What to produce: Quote the whole listing exactly. Leave the pictures out of your copy.

Information shown:
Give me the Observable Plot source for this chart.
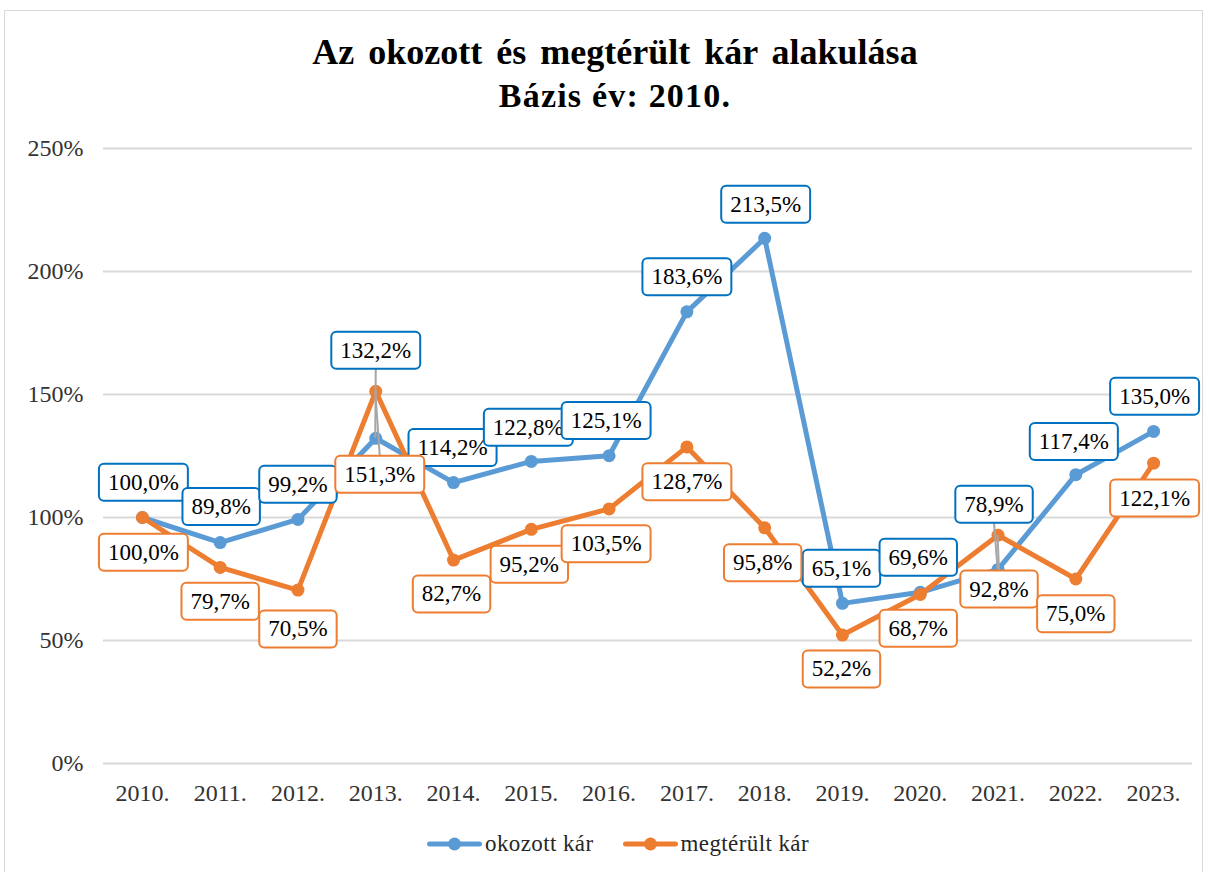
<!DOCTYPE html>
<html><head><meta charset="utf-8">
<script src="https://cdn.jsdelivr.net/npm/d3@7"></script>
<script src="https://cdn.jsdelivr.net/npm/@observablehq/plot@0.6"></script>
<style>
body{margin:0;background:#fff;font-family:"Liberation Serif","Times New Roman",serif;}
#frame{position:absolute;left:4px;top:10px;width:1199px;height:880px;border:1px solid #d9d9d9;box-sizing:border-box;}
.title{position:absolute;left:0;width:1230px;text-align:center;font-weight:bold;color:#000;white-space:nowrap;}
#t1{top:30px;font-size:36px;line-height:44px;word-spacing:5px;}
#t2{top:76px;font-size:34px;line-height:40px;letter-spacing:1.2px;}
#chart{position:absolute;left:0;top:120px;}
#legend{position:absolute;top:830px;left:427px;display:flex;align-items:center;font-size:23px;line-height:28px;color:#262626;letter-spacing:0.4px;}
#legend .item{display:flex;align-items:center;}
#legend svg{display:block;}
</style></head>
<body>
<div id="frame"></div>
<div class="title" id="t1">Az okozott és megtérült kár alakulása</div>
<div class="title" id="t2">Bázis év: 2010.</div>
<div id="chart"></div>
<div id="legend"></div>
<script>
const years = ["2010.","2011.","2012.","2013.","2014.","2015.","2016.","2017.","2018.","2019.","2020.","2021.","2022.","2023."];
const okozott = [100.0, 89.8, 99.2, 132.2, 114.2, 122.8, 125.1, 183.6, 213.5, 65.1, 69.6, 78.9, 117.4, 135.0];
const megterult = [100.0, 79.7, 70.5, 151.3, 82.7, 95.2, 103.5, 128.7, 95.8, 52.2, 68.7, 92.8, 75.0, 122.1];
const yTicks = [0, 50, 100, 150, 200, 250];
const seriesNames = ["okozott kár", "megtérült kár"];
// label placement (pixel offsets from the point to the label centre)
const okozottLabelOffsets = [[1,-35],[1,-36],[0,-35],[0,-88],[-1,-35],[-3,-34],[-3,-35],[0,-35],[1,-34],[-1,-35],[-2,-35],[-4,-65],[-2,-33],[1,-35]];
const megterultLabelOffsets = [[1,35],[0,34],[0,39],[4,83],[-2,34],[-2,35],[-3,35],[0,35],[-2,35],[-1,34],[-2,34],[1,54],[0,35],[1,35]];

const BLUE = "#5B9BD5", ORANGE = "#ED7D31", BLUE_BOX = "#0070C0", ORANGE_BOX = "#ED7D31";
const FONT = "'Liberation Serif','Times New Roman',serif";
const fmt = v => v.toFixed(1).replace(".", ",") + "%";
const idx = d3.range(years.length);

function labelMarks(values, offsets) {
  return idx.map(i => Plot.text([i], {
    x: d => years[d], y: d => values[d], text: d => fmt(values[d]),
    dx: offsets[i][0], dy: offsets[i][1], fill: "#000", fontSize: 23, fontFamily: FONT
  }));
}

const plot = Plot.plot({
  width: 1208, height: 700,
  marginTop: 28, marginBottom: 57, marginLeft: 103, marginRight: 16,
  style: {fontFamily: FONT, fontSize: "24px", color: "#333", background: "transparent", overflow: "visible"},
  x: {type: "band", domain: years, padding: 0, round: false, label: null, tickSize: 0, tickPadding: 20},
  y: {domain: [0, 250], ticks: yTicks, tickFormat: d => d + "%", label: null, tickSize: 0, tickPadding: 20},
  marks: [
    Plot.ruleY(yTicks, {stroke: "#d9d9d9", strokeWidth: 2}),
    Plot.line(idx, {x: i => years[i], y: i => okozott[i], stroke: BLUE, strokeWidth: 5}),
    Plot.dot(idx, {x: i => years[i], y: i => okozott[i], r: 6.5, fill: BLUE}),
    Plot.line(idx, {x: i => years[i], y: i => megterult[i], stroke: ORANGE, strokeWidth: 5}),
    Plot.dot(idx, {x: i => years[i], y: i => megterult[i], r: 6.5, fill: ORANGE}),
    ...labelMarks(okozott, okozottLabelOffsets),
    ...labelMarks(megterult, megterultLabelOffsets)
  ]
});
document.getElementById("chart").append(plot);

const svg = plot.tagName.toLowerCase() === "svg" ? plot : plot.querySelector("svg");
const NS = "http://www.w3.org/2000/svg";
const sx = plot.scale("x"), sy = plot.scale("y");
const bw = sx.bandwidth || 0;

// the label marks are the last 28 groups of the svg, each holding one text
const groups = Array.from(svg.children).filter(g => g.tagName.toLowerCase() === "g");
const labelGroups = groups.slice(groups.length - 2 * years.length);
const blueGroups = labelGroups.slice(0, years.length);
const orangeGroups = labelGroups.slice(years.length);

function addBoxes(gs, color) {
  return gs.map(g => {
    const t = g.querySelector("text");
    const b = t.getBBox();
    const padX = 9, padY = 6;
    const r = document.createElementNS(NS, "rect");
    const x = b.x - padX, y = b.y - padY, w = b.width + 2 * padX, h = b.height + 2 * padY;
    r.setAttribute("x", x); r.setAttribute("y", y);
    r.setAttribute("width", w); r.setAttribute("height", h);
    r.setAttribute("rx", 5);
    r.setAttribute("fill", "#fff"); r.setAttribute("stroke", color); r.setAttribute("stroke-width", 2);
    if (t.getAttribute("transform")) r.setAttribute("transform", t.getAttribute("transform"));
    t.parentNode.insertBefore(r, t);
    const m = r.getCTM();
    return {x: x + m.e, y: y + m.f, w, h};
  });
}
const blueBoxes = addBoxes(blueGroups, BLUE_BOX);
const orangeBoxes = addBoxes(orangeGroups, ORANGE_BOX);

// leader lines for labels moved far from their points
const leaders = document.createElementNS(NS, "g");
function addLeaders(values, offsets, boxes) {
  idx.forEach(i => {
    if (Math.abs(offsets[i][1]) < 45) return;
    const px = sx.apply(years[i]) + bw / 2, py = sy.apply(values[i]);
    const b = boxes[i];
    const ey = offsets[i][1] < 0 ? b.y + b.h : b.y;
    const l = document.createElementNS(NS, "line");
    l.setAttribute("x1", px); l.setAttribute("y1", py);
    l.setAttribute("x2", b.x + b.w / 2); l.setAttribute("y2", ey);
    l.setAttribute("stroke", "#A6A6A6"); l.setAttribute("stroke-width", 2);
    leaders.append(l);
  });
}
addLeaders(okozott, okozottLabelOffsets, blueBoxes);
addLeaders(megterult, megterultLabelOffsets, orangeBoxes);
svg.insertBefore(leaders, labelGroups[0]);

// legend
const legend = document.getElementById("legend");
[[seriesNames[0], BLUE, 0], [seriesNames[1], ORANGE, 29]].forEach(([name, color, gap]) => {
  const item = document.createElement("div");
  item.className = "item";
  item.style.marginLeft = gap + "px";
  item.innerHTML = `<svg width="55" height="16"><line x1="2.5" x2="52.5" y1="8" y2="8" stroke="${color}" stroke-width="5" stroke-linecap="round"/><circle cx="27.5" cy="8" r="6.5" fill="${color}"/></svg><span style="margin-left:3px">${name}</span>`;
  legend.append(item);
});
</script>
</body></html>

Exercise answer:
Give me the Observable Plot source for this chart.
<!DOCTYPE html>
<html><head><meta charset="utf-8">
<script src="https://cdn.jsdelivr.net/npm/d3@7"></script>
<script src="https://cdn.jsdelivr.net/npm/@observablehq/plot@0.6"></script>
<style>
body{margin:0;background:#fff;font-family:"Liberation Serif","Times New Roman",serif;}
#frame{position:absolute;left:4px;top:10px;width:1199px;height:880px;border:1px solid #d9d9d9;box-sizing:border-box;}
.title{position:absolute;left:0;width:1230px;text-align:center;font-weight:bold;color:#000;white-space:nowrap;}
#t1{top:30px;font-size:36px;line-height:44px;word-spacing:5px;}
#t2{top:76px;font-size:34px;line-height:40px;letter-spacing:1.2px;}
#chart{position:absolute;left:0;top:120px;}
#legend{position:absolute;top:830px;left:427px;display:flex;align-items:center;font-size:23px;line-height:28px;color:#262626;letter-spacing:0.4px;}
#legend .item{display:flex;align-items:center;}
#legend svg{display:block;}
</style></head>
<body>
<div id="frame"></div>
<div class="title" id="t1">Az okozott és megtérült kár alakulása</div>
<div class="title" id="t2">Bázis év: 2010.</div>
<div id="chart"></div>
<div id="legend"></div>
<script>
const years = ["2010.","2011.","2012.","2013.","2014.","2015.","2016.","2017.","2018.","2019.","2020.","2021.","2022.","2023."];
const okozott = [100.0, 89.8, 99.2, 132.2, 114.2, 122.8, 125.1, 183.6, 213.5, 65.1, 69.6, 78.9, 117.4, 135.0];
const megterult = [100.0, 79.7, 70.5, 151.3, 82.7, 95.2, 103.5, 128.7, 95.8, 52.2, 68.7, 92.8, 75.0, 122.1];
const yTicks = [0, 50, 100, 150, 200, 250];
const seriesNames = ["okozott kár", "megtérült kár"];
// label placement (pixel offsets from the point to the label centre)
const okozottLabelOffsets = [[1,-35],[1,-36],[0,-35],[0,-88],[-1,-35],[-3,-34],[-3,-35],[0,-35],[1,-34],[-1,-35],[-2,-35],[-4,-65],[-2,-33],[1,-35]];
const megterultLabelOffsets = [[1,35],[0,34],[0,39],[4,83],[-2,34],[-2,35],[-3,35],[0,35],[-2,35],[-1,34],[-2,34],[1,54],[0,35],[1,35]];

const BLUE = "#5B9BD5", ORANGE = "#ED7D31", BLUE_BOX = "#0070C0", ORANGE_BOX = "#ED7D31";
const FONT = "'Liberation Serif','Times New Roman',serif";
const fmt = v => v.toFixed(1).replace(".", ",") + "%";
const idx = d3.range(years.length);

function labelMarks(values, offsets) {
  return idx.map(i => Plot.text([i], {
    x: d => years[d], y: d => values[d], text: d => fmt(values[d]),
    dx: offsets[i][0], dy: offsets[i][1], fill: "#000", fontSize: 23, fontFamily: FONT
  }));
}

const plot = Plot.plot({
  width: 1208, height: 700,
  marginTop: 28, marginBottom: 57, marginLeft: 103, marginRight: 16,
  style: {fontFamily: FONT, fontSize: "24px", color: "#333", background: "transparent", overflow: "visible"},
  x: {type: "band", domain: years, padding: 0, round: false, label: null, tickSize: 0, tickPadding: 20},
  y: {domain: [0, 250], ticks: yTicks, tickFormat: d => d + "%", label: null, tickSize: 0, tickPadding: 20},
  marks: [
    Plot.ruleY(yTicks, {stroke: "#d9d9d9", strokeWidth: 2}),
    Plot.line(idx, {x: i => years[i], y: i => okozott[i], stroke: BLUE, strokeWidth: 5}),
    Plot.dot(idx, {x: i => years[i], y: i => okozott[i], r: 6.5, fill: BLUE}),
    Plot.line(idx, {x: i => years[i], y: i => megterult[i], stroke: ORANGE, strokeWidth: 5}),
    Plot.dot(idx, {x: i => years[i], y: i => megterult[i], r: 6.5, fill: ORANGE}),
    ...labelMarks(okozott, okozottLabelOffsets),
    ...labelMarks(megterult, megterultLabelOffsets)
  ]
});
document.getElementById("chart").append(plot);

const svg = plot.tagName.toLowerCase() === "svg" ? plot : plot.querySelector("svg");
const NS = "http://www.w3.org/2000/svg";
const sx = plot.scale("x"), sy = plot.scale("y");
const bw = sx.bandwidth || 0;

// the label marks are the last 28 groups of the svg, each holding one text
const groups = Array.from(svg.children).filter(g => g.tagName.toLowerCase() === "g");
const labelGroups = groups.slice(groups.length - 2 * years.length);
const blueGroups = labelGroups.slice(0, years.length);
const orangeGroups = labelGroups.slice(years.length);

function addBoxes(gs, color) {
  return gs.map(g => {
    const t = g.querySelector("text");
    const b = t.getBBox();
    const padX = 9, padY = 6;
    const r = document.createElementNS(NS, "rect");
    const x = b.x - padX, y = b.y - padY, w = b.width + 2 * padX, h = b.height + 2 * padY;
    r.setAttribute("x", x); r.setAttribute("y", y);
    r.setAttribute("width", w); r.setAttribute("height", h);
    r.setAttribute("rx", 5);
    r.setAttribute("fill", "#fff"); r.setAttribute("stroke", color); r.setAttribute("stroke-width", 2);
    if (t.getAttribute("transform")) r.setAttribute("transform", t.getAttribute("transform"));
    t.parentNode.insertBefore(r, t);
    const m = r.getCTM();
    return {x: x + m.e, y: y + m.f, w, h};
  });
}
const blueBoxes = addBoxes(blueGroups, BLUE_BOX);
const orangeBoxes = addBoxes(orangeGroups, ORANGE_BOX);

// leader lines for labels moved far from their points
const leaders = document.createElementNS(NS, "g");
function addLeaders(values, offsets, boxes) {
  idx.forEach(i => {
    if (Math.abs(offsets[i][1]) < 45) return;
    const px = sx.apply(years[i]) + bw / 2, py = sy.apply(values[i]);
    const b = boxes[i];
    const ey = offsets[i][1] < 0 ? b.y + b.h : b.y;
    const l = document.createElementNS(NS, "line");
    l.setAttribute("x1", px); l.setAttribute("y1", py);
    l.setAttribute("x2", b.x + b.w / 2); l.setAttribute("y2", ey);
    l.setAttribute("stroke", "#A6A6A6"); l.setAttribute("stroke-width", 2);
    leaders.append(l);
  });
}
addLeaders(okozott, okozottLabelOffsets, blueBoxes);
addLeaders(megterult, megterultLabelOffsets, orangeBoxes);
svg.insertBefore(leaders, labelGroups[0]);

// legend
const legend = document.getElementById("legend");
[[seriesNames[0], BLUE, 0], [seriesNames[1], ORANGE, 29]].forEach(([name, color, gap]) => {
  const item = document.createElement("div");
  item.className = "item";
  item.style.marginLeft = gap + "px";
  item.innerHTML = `<svg width="55" height="16"><line x1="2.5" x2="52.5" y1="8" y2="8" stroke="${color}" stroke-width="5" stroke-linecap="round"/><circle cx="27.5" cy="8" r="6.5" fill="${color}"/></svg><span style="margin-left:3px">${name}</span>`;
  legend.append(item);
});
</script>
</body></html>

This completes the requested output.